BEGIN RECORD LIST

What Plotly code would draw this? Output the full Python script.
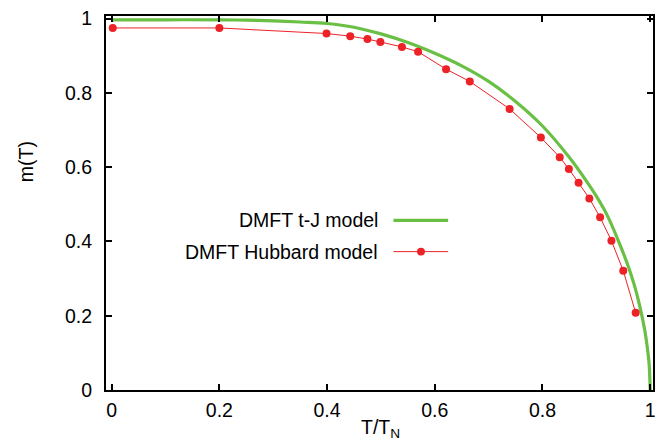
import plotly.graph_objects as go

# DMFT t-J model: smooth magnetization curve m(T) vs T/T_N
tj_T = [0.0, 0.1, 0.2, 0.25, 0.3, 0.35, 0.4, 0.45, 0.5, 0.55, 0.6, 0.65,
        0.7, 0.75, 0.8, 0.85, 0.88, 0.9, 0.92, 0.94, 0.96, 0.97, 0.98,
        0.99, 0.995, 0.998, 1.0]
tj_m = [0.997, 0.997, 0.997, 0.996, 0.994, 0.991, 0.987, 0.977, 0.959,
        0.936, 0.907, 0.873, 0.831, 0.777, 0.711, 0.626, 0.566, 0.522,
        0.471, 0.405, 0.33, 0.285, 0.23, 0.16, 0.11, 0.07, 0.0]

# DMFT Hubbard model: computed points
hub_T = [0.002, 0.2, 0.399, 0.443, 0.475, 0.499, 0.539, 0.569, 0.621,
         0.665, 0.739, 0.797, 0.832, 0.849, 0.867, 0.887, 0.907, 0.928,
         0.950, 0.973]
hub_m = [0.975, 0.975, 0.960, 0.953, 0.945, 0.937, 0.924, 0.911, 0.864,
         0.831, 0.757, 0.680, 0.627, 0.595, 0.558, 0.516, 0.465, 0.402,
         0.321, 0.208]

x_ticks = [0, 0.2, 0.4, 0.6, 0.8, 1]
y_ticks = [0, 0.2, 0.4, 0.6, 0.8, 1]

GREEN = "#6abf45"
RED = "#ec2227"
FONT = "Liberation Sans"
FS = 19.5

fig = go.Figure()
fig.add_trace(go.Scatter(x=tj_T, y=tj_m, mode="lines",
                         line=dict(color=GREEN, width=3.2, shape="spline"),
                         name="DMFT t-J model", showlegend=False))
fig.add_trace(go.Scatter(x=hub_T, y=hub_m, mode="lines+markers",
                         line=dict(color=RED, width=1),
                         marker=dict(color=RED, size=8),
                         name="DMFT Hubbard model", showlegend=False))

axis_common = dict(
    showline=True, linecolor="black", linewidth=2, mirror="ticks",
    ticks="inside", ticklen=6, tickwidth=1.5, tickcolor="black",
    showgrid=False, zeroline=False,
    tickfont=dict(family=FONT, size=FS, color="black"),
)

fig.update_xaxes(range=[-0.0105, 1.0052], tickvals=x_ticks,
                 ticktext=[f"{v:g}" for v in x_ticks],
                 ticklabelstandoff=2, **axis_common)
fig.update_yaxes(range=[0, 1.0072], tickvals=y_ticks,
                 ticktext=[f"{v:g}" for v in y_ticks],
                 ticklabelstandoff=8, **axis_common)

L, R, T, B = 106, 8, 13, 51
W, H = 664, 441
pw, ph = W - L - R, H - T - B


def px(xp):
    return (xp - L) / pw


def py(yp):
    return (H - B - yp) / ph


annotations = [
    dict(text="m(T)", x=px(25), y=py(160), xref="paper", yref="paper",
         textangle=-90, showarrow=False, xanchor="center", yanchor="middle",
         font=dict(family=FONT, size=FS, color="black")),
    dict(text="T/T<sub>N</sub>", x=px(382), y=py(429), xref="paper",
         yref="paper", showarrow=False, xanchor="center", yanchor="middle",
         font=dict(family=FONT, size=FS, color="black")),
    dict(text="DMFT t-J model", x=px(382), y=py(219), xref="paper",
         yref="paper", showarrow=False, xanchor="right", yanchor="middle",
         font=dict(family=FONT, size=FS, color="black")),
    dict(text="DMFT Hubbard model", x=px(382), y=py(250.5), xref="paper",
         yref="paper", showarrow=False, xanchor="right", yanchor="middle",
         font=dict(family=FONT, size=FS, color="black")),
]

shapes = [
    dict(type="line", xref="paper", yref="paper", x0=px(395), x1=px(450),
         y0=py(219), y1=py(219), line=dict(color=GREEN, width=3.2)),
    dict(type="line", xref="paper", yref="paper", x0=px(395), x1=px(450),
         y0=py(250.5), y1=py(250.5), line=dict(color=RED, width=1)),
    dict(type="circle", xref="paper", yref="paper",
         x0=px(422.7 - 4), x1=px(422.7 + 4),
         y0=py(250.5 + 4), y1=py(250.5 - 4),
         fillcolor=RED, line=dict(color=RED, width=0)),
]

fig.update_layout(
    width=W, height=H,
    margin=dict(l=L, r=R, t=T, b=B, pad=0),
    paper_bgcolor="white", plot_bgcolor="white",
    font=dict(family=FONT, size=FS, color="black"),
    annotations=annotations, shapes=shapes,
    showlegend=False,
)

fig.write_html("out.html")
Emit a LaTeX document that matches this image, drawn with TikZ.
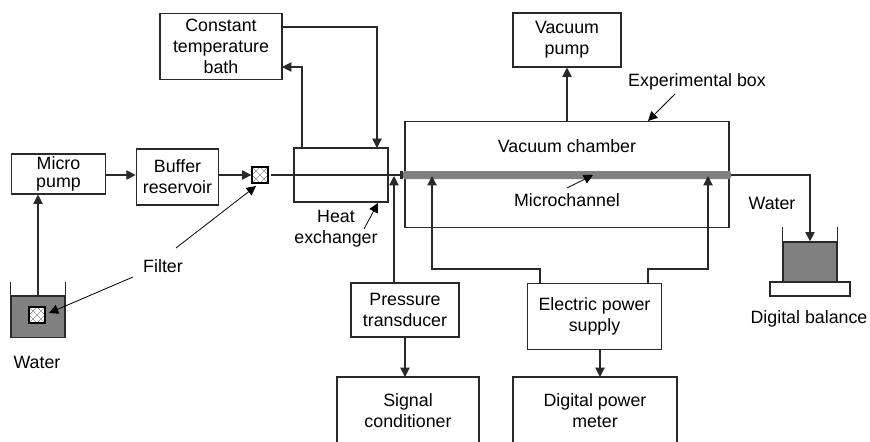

END RECORD LIST

EXERCISE |
Transcribe, from the records above, the first line and every line after it up to and including the line with "0.321, 0.208]"; omit pictures.

THE ANSWER |
What Plotly code would draw this? Output the full Python script.
import plotly.graph_objects as go

# DMFT t-J model: smooth magnetization curve m(T) vs T/T_N
tj_T = [0.0, 0.1, 0.2, 0.25, 0.3, 0.35, 0.4, 0.45, 0.5, 0.55, 0.6, 0.65,
        0.7, 0.75, 0.8, 0.85, 0.88, 0.9, 0.92, 0.94, 0.96, 0.97, 0.98,
        0.99, 0.995, 0.998, 1.0]
tj_m = [0.997, 0.997, 0.997, 0.996, 0.994, 0.991, 0.987, 0.977, 0.959,
        0.936, 0.907, 0.873, 0.831, 0.777, 0.711, 0.626, 0.566, 0.522,
        0.471, 0.405, 0.33, 0.285, 0.23, 0.16, 0.11, 0.07, 0.0]

# DMFT Hubbard model: computed points
hub_T = [0.002, 0.2, 0.399, 0.443, 0.475, 0.499, 0.539, 0.569, 0.621,
         0.665, 0.739, 0.797, 0.832, 0.849, 0.867, 0.887, 0.907, 0.928,
         0.950, 0.973]
hub_m = [0.975, 0.975, 0.960, 0.953, 0.945, 0.937, 0.924, 0.911, 0.864,
         0.831, 0.757, 0.680, 0.627, 0.595, 0.558, 0.516, 0.465, 0.402,
         0.321, 0.208]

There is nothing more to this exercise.